# Brewing liquids with better taste



## FordFan (Apr 18, 2014)

Been mixing things with everclear. Any ideas to help reduce the strong alcohol taste?

How difficult is it to make things into the liquid gel like some research chem companies do?

Open to any ideas, the ladies can't hardly stand the liquid var.


----------



## Enigmatic707 (Apr 18, 2014)

Peg 400 with a bit of glycerine and food
Flavoring if you like


----------



## highdrum (Apr 21, 2014)

I use peg300 or 400, then drop in some peppermint or cinnamon extract......


----------



## FordFan (Apr 22, 2014)

thanks for the help guys. maybe the ladies will like it better with a dash of cinnamon or peppermint


----------



## dorian777 (Apr 22, 2014)

Throw in some lady Viagra and you'll like it better as well.


----------



## Ironbuilt (Apr 25, 2014)

Peg tastes like SHIT . Use 20% grain and 80% vegetable glycerin and no flavor. U can then add to any beverage if u can take it straight..sheesh


----------



## goodstick (May 3, 2014)

Enigmatic707 said:


> Peg 400 with a bit of glycerine and food
> Flavoring if you like





highdrum said:


> I use peg300 or 400, then drop in some peppermint or cinnamon extract......


Would you use any alcohol at all, as a preservative?

Was considering PEG 400, glycerine and 5% to %10 ethanol, but would leave out the alcohol if you thought that would be okay.

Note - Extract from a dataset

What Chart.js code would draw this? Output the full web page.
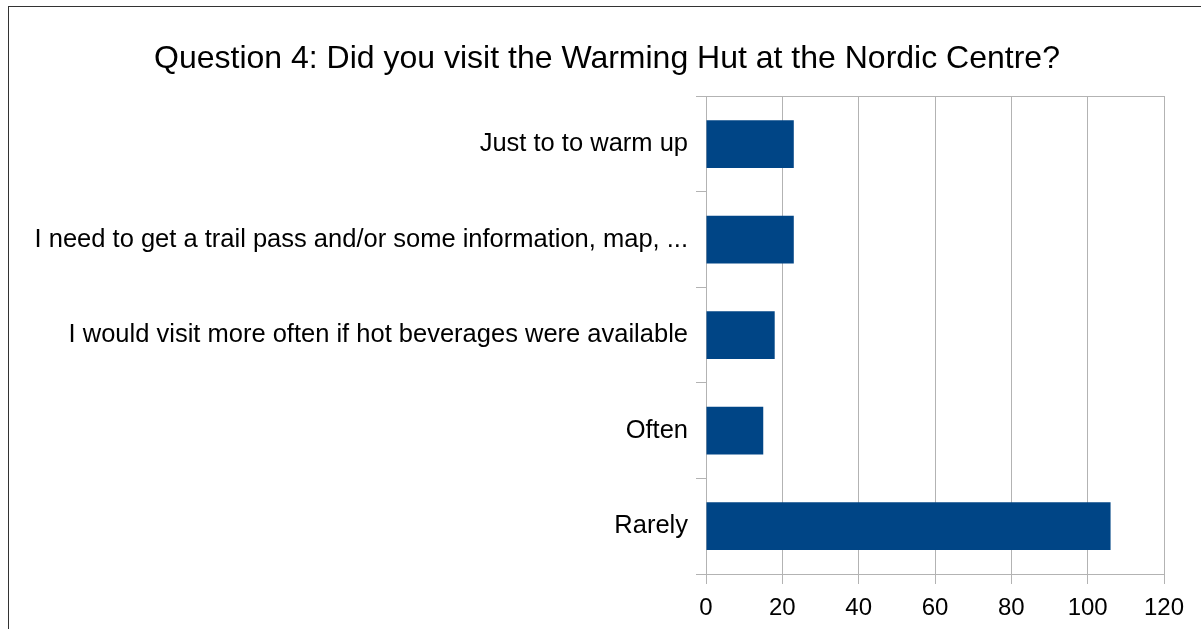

Concentrated PEG does have anti-microbial properties, but then again we're back to tasting like ass if the PEG conc is that high.

Thanks.


----------



## Ironbuilt (May 3, 2014)

goodstick said:


> Would you use any alcohol at all, as a preservative?
> 
> Was considering PEG 400, glycerine and 5% to %10 ethanol, but would leave out the alcohol if you thought that would be okay.
> 
> ...



No need for perservative .. You can even use straight olive oil if u like.   Oral liquids dont take a brain surgeon to make.   Why the peg.? Whats one good reason that is neccessary. ?  Theres no peg in nyquil..  so why in oral aas.? If u feel the need for an antibacterial add a drop of povidone.


----------



## goodstick (May 3, 2014)

Ironbuilt said:


> No need for perservative .. You can even use straight olive oil if u like.   Oral liquids dont take a brain surgeon to make.   Why the peg.? Whats one good reason that is neccessary. ?  Theres no peg in nyquil..  so why in oral aas.? If u feel the need for an antibacterial add a drop of povidone.


Thanks for the feedback.

The main reason (not neccessarily a good reason) I considered PEG is that it is an ingrediant of most of the tasty oral suspensions i've used. This is simply lemming mentality I guess. However, the high molecular weight keeps the product suspended. But its not manditory and i'll try it without it.


----------



## Ironbuilt (May 4, 2014)

Yeah grain/ glycerin are easier and better tasting because there is no need for a long suspension time as u draw and drink right away. Peg is just nasty in amount that used sometimes.


----------



## goodstick (Sep 1, 2014)

Having great results without PEG. Just Glycerin and a little bit of PGA, Vodka, or 151. Thanks!


----------



## stayinfit (Sep 5, 2014)

Then actually what is the grain alcohol used for?  Just curious.


----------



## adam soza (Nov 12, 2014)

I am looking for a recipe to turn a half gram of powder into 250mls of solution at 2mg+/ml.  I wanted to make it with everclear but flavor it somehow so it doesn't taste like shit.  Must I use glycerin and PPG or PEG and what do I use for flavoring?  Any advice is greatly appreciated.


----------



## Akamai (Nov 15, 2014)

Grapefruit seed extract is a good preservative also.

Ak


----------



## joshck77 (Nov 16, 2014)

Fast and easy....ora-blend/ora-sweet


----------